Using AI to organize sketchbook scans

I have a pile of scanned sketchbook pages from my xotu project. Each scan has a handwritten date and title in the corner. Organizing 81+ scans by hand is tedious, so I wrote a Python script that uses a vision model to read the handwriting and sort everything into named directories automatically.

The problem

The scans come out of the scanner as xotu-20241226_01.png, xotu-20241226_02.png, etc. Useless names. Each page has a date like 20250311 and a short title written in the top left corner. I want directories named 20250311-A new beginning/ with the original scan and a cropped version of the right half (the actual drawing).

First pass: Gemini API

The first version used Google's Gemini API. The prompt is simple: look at the image, extract the 8-digit date and the title text, return them as {date}-{text}. Gemini 2.5 Flash handled this well, reading even my messy handwriting accurately.

1python xotu-renamer.py ./scans ./output --dry-run

It copies the original as orig.png and crops the right half as main.png. The --dry-run flag lets you preview without writing anything. Non-destructive by design — originals are never touched.

Problems with the cloud approach

Two issues showed up quickly:

  1. Rate limits. The free tier of Gemini hammers you with 429s when you blast 81 requests. I added --delay 3 to throttle, but that turns a quick batch job into a 4 minute wait.

  2. Model expiry. I had pinned gemini-2.5-flash-preview-09-2025 in the URL. Preview models get retired. One day the script just 404'd. Lesson: use stable model names like gemini-2.5-flash, or better, make it a CLI flag.
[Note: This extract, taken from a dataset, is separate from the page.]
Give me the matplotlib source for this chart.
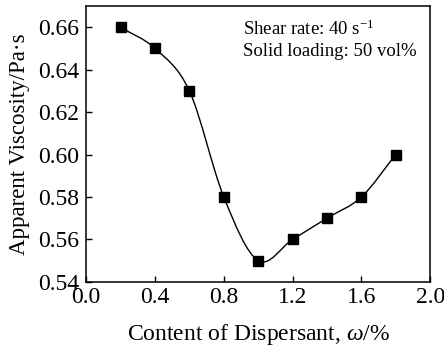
import numpy as np
import matplotlib
matplotlib.use('Agg')
import matplotlib.pyplot as plt
from matplotlib.path import Path
from matplotlib.patches import PathPatch

plt.rcParams['font.family'] = 'Liberation Serif'
plt.rcParams['mathtext.fontset'] = 'custom'
plt.rcParams['mathtext.rm'] = 'Liberation Serif'
plt.rcParams['mathtext.it'] = 'Liberation Serif:italic'

# dispersant content (wt%) vs apparent viscosity
content = [0.2, 0.4, 0.6, 0.8, 1.0, 1.2, 1.4, 1.6, 1.8]
viscosity = [0.66, 0.65, 0.63, 0.58, 0.55, 0.56, 0.57, 0.58, 0.60]
xticks = [0.0, 0.4, 0.8, 1.2, 1.6, 2.0]
yticks = [0.54, 0.56, 0.58, 0.60, 0.62, 0.64, 0.66]

fig = plt.figure(figsize=(4.44, 3.51), dpi=100)
ax = fig.add_axes([0.194, 0.197, 0.775, 0.786])

# smooth connector: catmull-rom segments as cubic bezier path
x = np.array(content)
y = np.array(viscosity)
px = np.concatenate([[2*x[0]-x[1]], x, [2*x[-1]-x[-2]]])
py = np.concatenate([[2*y[0]-y[1]], y, [2*y[-1]-y[-2]]])
verts = [(x[0], y[0])]
codes = [Path.MOVETO]
for i in range(1, len(px)-2):
    c1 = (px[i] + (px[i+1]-px[i-1])/6, py[i] + (py[i+1]-py[i-1])/6)
    c2 = (px[i+1] - (px[i+2]-px[i])/6, py[i+1] - (py[i+2]-py[i])/6)
    verts += [c1, c2, (px[i+1], py[i+1])]
    codes += [Path.CURVE4]*3
ax.add_patch(PathPatch(Path(verts, codes), fill=False, lw=1.0, color='black'))
ax.plot(content, viscosity, ls='none', marker='s', ms=6.5, color='black')

ax.set_xlim(0, 2.0)
ax.set_ylim(0.54, 0.67)
ax.set_xticks(xticks)
ax.set_yticks(yticks)
ax.set_xticklabels([f'{v:.1f}' for v in xticks])
ax.set_yticklabels([f'{v:.2f}' for v in yticks])
ax.tick_params(direction='in', length=4, width=1, labelsize=17)
ax.tick_params(axis='x', pad=4)
ax.tick_params(axis='y', pad=5)
for s in ax.spines.values():
    s.set_linewidth(1.1)

ax.set_xlabel(r'Content of Dispersant, $\omega$/%', fontsize=17, labelpad=10)
ax.set_ylabel('Apparent Viscosity/Pa·s', fontsize=16.5, labelpad=6)

ax.text(0.455, 0.917, r'Shear rate: 40 s$^{\mathregular{-1}}$', transform=ax.transAxes,
        fontsize=13.5, va='center')
ax.text(0.455, 0.835, 'Solid loading: 50 vol%', transform=ax.transAxes,
        fontsize=13.5, va='center')

fig.savefig('out.png', dpi=100)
I also added early exit on 401/403 so an expired API key doesn't burn through 5 retries per image before telling you what's wrong.

Going local with Ollama

The real fix for rate limits is to not use a cloud API at all. I have a machine (genos) with a 4090 sitting around. Ollama makes it trivial to serve models locally.

1ollama pull qwen2.5vl:7b

I added an --ollama flag to the script. When set, it talks to the Ollama API instead of Gemini:

1python xotu-renamer.py ./scans ./output --ollama

It defaults to http://genos:11434 and qwen2.5vl:7b. No API key needed, no rate limits, runs as fast as the GPU can go.

One gotcha: Ollama binds to 127.0.0.1 by default. If you're calling it from another machine you need to set OLLAMA_HOST=0.0.0.0 in the systemd service and restart.

Model quality comparison

The 7B Qwen model worked but wasn't great at reading handwriting. Some titles came out garbled. Gemini was noticeably better here — not surprising given the size difference.

The sweet spot turned out to be gemma3:27b, Google's open model. It fits on a 4090 with quantization and reads handwriting almost as well as cloud Gemini:

1python xotu-renamer.py ./scans ./output --ollama --model gemma3:27b

Slower per image (~10-15s vs ~3-5s for the 7B) but the accuracy is worth it for a batch job you run once.

What the script does now

  • Reads scans from an input directory
  • Calls either Gemini or a local Ollama model to extract date+title
  • Creates a project directory per scan with orig.png and main.png
  • Supports --dry-run, --delay, --model, and --ollama
  • Fails fast on auth errors, retries with backoff on transient ones
  • Prints per-image and total timing for benchmarking

The whole thing is one Python file with no dependencies beyond requests and Pillow. Good enough for a personal tool.

Takeaways

  • Vision models are genuinely useful for this kind of boring extraction task. The prompt engineering is minimal.
  • Pin stable model versions, not preview ones.
  • Running models locally removes the most annoying constraint (rate limits) and is free. A 4090 handles 7B-27B vision models fine.
  • Always add --dry-run to batch tools that create files. Future you will thank present you.